──────── STORED DATA

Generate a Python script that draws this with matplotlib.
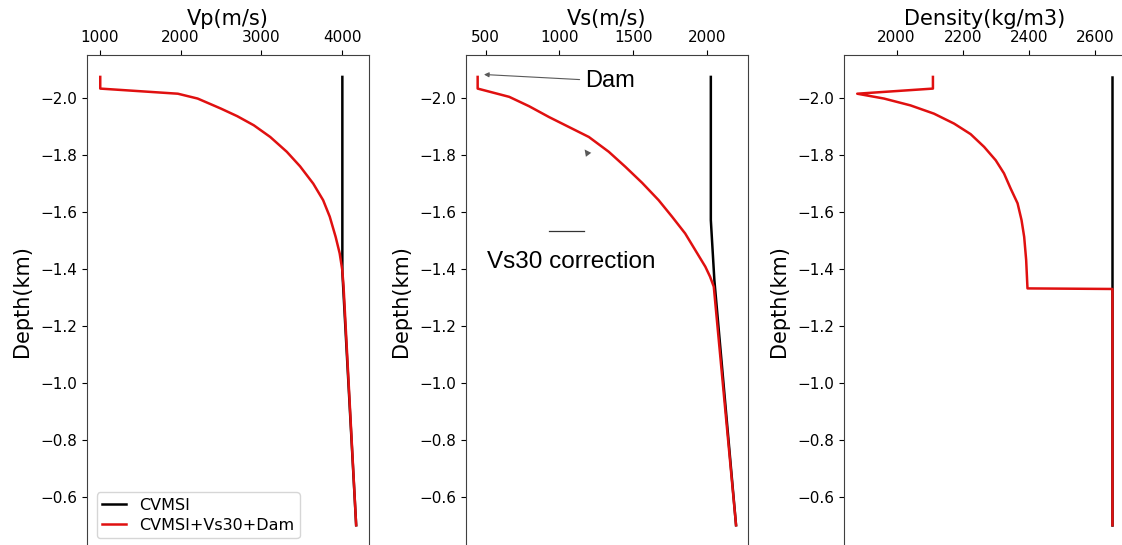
import matplotlib.pyplot as plt

# depth profiles (km, negative = below datum)
vp_depth_red = [-2.075, -2.034, -2.016, -1.999, -1.964, -1.937, -1.905, -1.864, -1.812,
                -1.761, -1.70, -1.642, -1.584, -1.513, -1.455, -1.397, -1.338, -0.50]
vp_red = [1005, 1005, 1966, 2211, 2497, 2702, 2907, 3110, 3315,
          3479, 3643, 3765, 3847, 3920, 3970, 4002, 4018, 4174]
vp_depth_blk = [-2.075, -1.39, -0.50]
vp_blk = [4003, 4003, 4174]

vs_depth_red = [-2.075, -2.034, -2.005, -1.972, -1.934, -1.899, -1.864, -1.812, -1.759,
                -1.703, -1.642, -1.584, -1.525, -1.467, -1.408, -1.373, -1.338, -0.50]
vs_red = [446, 446, 660, 795, 930, 1065, 1200, 1335, 1448,
          1561, 1673, 1764, 1853, 1921, 1990, 2022, 2047, 2198]
vs_depth_blk = [-2.075, -1.572, -1.361, -0.50]
vs_blk = [2027, 2027, 2051, 2198]

rho_depth_red = [-2.075, -2.034, -2.016, -1.999, -1.975, -1.946, -1.911, -1.874, -1.829,
                 -1.782, -1.736, -1.683, -1.631, -1.572, -1.513, -1.432, -1.332, -1.33, -0.50]
rho_red = [2110, 2110, 1881, 1962, 2042, 2113, 2174, 2224, 2265,
           2300, 2325, 2345, 2366, 2378, 2386, 2392, 2396, 2653, 2653]
rho_depth_blk = [-2.075, -0.50]
rho_blk = [2653, 2653]

titles = ['Vp(m/s)', 'Vs(m/s)', 'Density(kg/m3)']
yticks = [-2.0, -1.8, -1.6, -1.4, -1.2, -1.0, -0.8, -0.6]

fig = plt.figure(figsize=(11.22, 5.45), dpi=100)
W, H = 1122, 545
lefts = [87, 466, 844]
axes = [fig.add_axes([l / W, 1 - 548 / H, 282 / W, 493 / H]) for l in lefts]

data = [(vp_blk, vp_depth_blk, vp_red, vp_depth_red),
        (vs_blk, vs_depth_blk, vs_red, vs_depth_red),
        (rho_blk, rho_depth_blk, rho_red, rho_depth_red)]

for ax, (xb, yb, xr, yr), t in zip(axes, data, titles):
    ax.plot(xb, yb, color='black', lw=1.8, label='CVMSI')
    ax.plot(xr, yr, color='#e01010', lw=1.8, label='CVMSI+Vs30+Dam')
    ax.xaxis.tick_top()
    ax.xaxis.set_label_position('top')
    ax.set_xlabel(t, fontsize=15, labelpad=4)
    ax.set_ylabel('Depth(km)', fontsize=15, labelpad=6)
    ax.set_yticks(yticks)
    ax.set_ylim(-0.42, -2.152)
    ax.tick_params(labelsize=11)
    for s in ax.spines.values():
        s.set_color('0.25')

axes[0].set_xlim(841, 4333)
axes[0].set_xticks([1000, 2000, 3000, 4000])
axes[1].set_xlim(367, 2279)
axes[1].set_xticks([500, 1000, 1500, 2000])
axes[2].set_xlim(1841, 2694)
axes[2].set_xticks([2000, 2200, 2400, 2600])

axes[0].legend(loc='lower left', fontsize=11.5, handlelength=1.5,
               borderpad=0.35, labelspacing=0.3, borderaxespad=0.6)

ax = axes[1]
ax.annotate('Dam', xy=(470, -2.084), xytext=(1175, -2.06),
            fontsize=17, family='Liberation Sans', va='center',
            arrowprops=dict(arrowstyle='-|>', color='0.35', lw=0.8, mutation_scale=7))
ax.text(510, -1.405, 'Vs30 correction', fontsize=17.5, family='Liberation Sans')
ax.plot([928, 1164], [-1.533, -1.533], color='0.2', lw=0.9)
ax.annotate('', xy=(1160, -1.828), xytext=(1200, -1.80),
            arrowprops=dict(arrowstyle='-|>', color='0.35', lw=0, mutation_scale=12))

fig.savefig('out.png', dpi=100)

────────────────

REQUIREMENT
Reproduce the whole listing exactly, but not the images in it.

RESULT OF THE EXERCISE
Generate a Python script that draws this with matplotlib.
import matplotlib.pyplot as plt

# depth profiles (km, negative = below datum)
vp_depth_red = [-2.075, -2.034, -2.016, -1.999, -1.964, -1.937, -1.905, -1.864, -1.812,
                -1.761, -1.70, -1.642, -1.584, -1.513, -1.455, -1.397, -1.338, -0.50]
vp_red = [1005, 1005, 1966, 2211, 2497, 2702, 2907, 3110, 3315,
          3479, 3643, 3765, 3847, 3920, 3970, 4002, 4018, 4174]
vp_depth_blk = [-2.075, -1.39, -0.50]
vp_blk = [4003, 4003, 4174]

vs_depth_red = [-2.075, -2.034, -2.005, -1.972, -1.934, -1.899, -1.864, -1.812, -1.759,
                -1.703, -1.642, -1.584, -1.525, -1.467, -1.408, -1.373, -1.338, -0.50]
vs_red = [446, 446, 660, 795, 930, 1065, 1200, 1335, 1448,
          1561, 1673, 1764, 1853, 1921, 1990, 2022, 2047, 2198]
vs_depth_blk = [-2.075, -1.572, -1.361, -0.50]
vs_blk = [2027, 2027, 2051, 2198]

rho_depth_red = [-2.075, -2.034, -2.016, -1.999, -1.975, -1.946, -1.911, -1.874, -1.829,
                 -1.782, -1.736, -1.683, -1.631, -1.572, -1.513, -1.432, -1.332, -1.33, -0.50]
rho_red = [2110, 2110, 1881, 1962, 2042, 2113, 2174, 2224, 2265,
           2300, 2325, 2345, 2366, 2378, 2386, 2392, 2396, 2653, 2653]
rho_depth_blk = [-2.075, -0.50]
rho_blk = [2653, 2653]

titles = ['Vp(m/s)', 'Vs(m/s)', 'Density(kg/m3)']
yticks = [-2.0, -1.8, -1.6, -1.4, -1.2, -1.0, -0.8, -0.6]

fig = plt.figure(figsize=(11.22, 5.45), dpi=100)
W, H = 1122, 545
lefts = [87, 466, 844]
axes = [fig.add_axes([l / W, 1 - 548 / H, 282 / W, 493 / H]) for l in lefts]

data = [(vp_blk, vp_depth_blk, vp_red, vp_depth_red),
        (vs_blk, vs_depth_blk, vs_red, vs_depth_red),
        (rho_blk, rho_depth_blk, rho_red, rho_depth_red)]

for ax, (xb, yb, xr, yr), t in zip(axes, data, titles):
    ax.plot(xb, yb, color='black', lw=1.8, label='CVMSI')
    ax.plot(xr, yr, color='#e01010', lw=1.8, label='CVMSI+Vs30+Dam')
    ax.xaxis.tick_top()
    ax.xaxis.set_label_position('top')
    ax.set_xlabel(t, fontsize=15, labelpad=4)
    ax.set_ylabel('Depth(km)', fontsize=15, labelpad=6)
    ax.set_yticks(yticks)
    ax.set_ylim(-0.42, -2.152)
    ax.tick_params(labelsize=11)
    for s in ax.spines.values():
        s.set_color('0.25')

axes[0].set_xlim(841, 4333)
axes[0].set_xticks([1000, 2000, 3000, 4000])
axes[1].set_xlim(367, 2279)
axes[1].set_xticks([500, 1000, 1500, 2000])
axes[2].set_xlim(1841, 2694)
axes[2].set_xticks([2000, 2200, 2400, 2600])

axes[0].legend(loc='lower left', fontsize=11.5, handlelength=1.5,
               borderpad=0.35, labelspacing=0.3, borderaxespad=0.6)

ax = axes[1]
ax.annotate('Dam', xy=(470, -2.084), xytext=(1175, -2.06),
            fontsize=17, family='Liberation Sans', va='center',
            arrowprops=dict(arrowstyle='-|>', color='0.35', lw=0.8, mutation_scale=7))
ax.text(510, -1.405, 'Vs30 correction', fontsize=17.5, family='Liberation Sans')
ax.plot([928, 1164], [-1.533, -1.533], color='0.2', lw=0.9)
ax.annotate('', xy=(1160, -1.828), xytext=(1200, -1.80),
            arrowprops=dict(arrowstyle='-|>', color='0.35', lw=0, mutation_scale=12))

fig.savefig('out.png', dpi=100)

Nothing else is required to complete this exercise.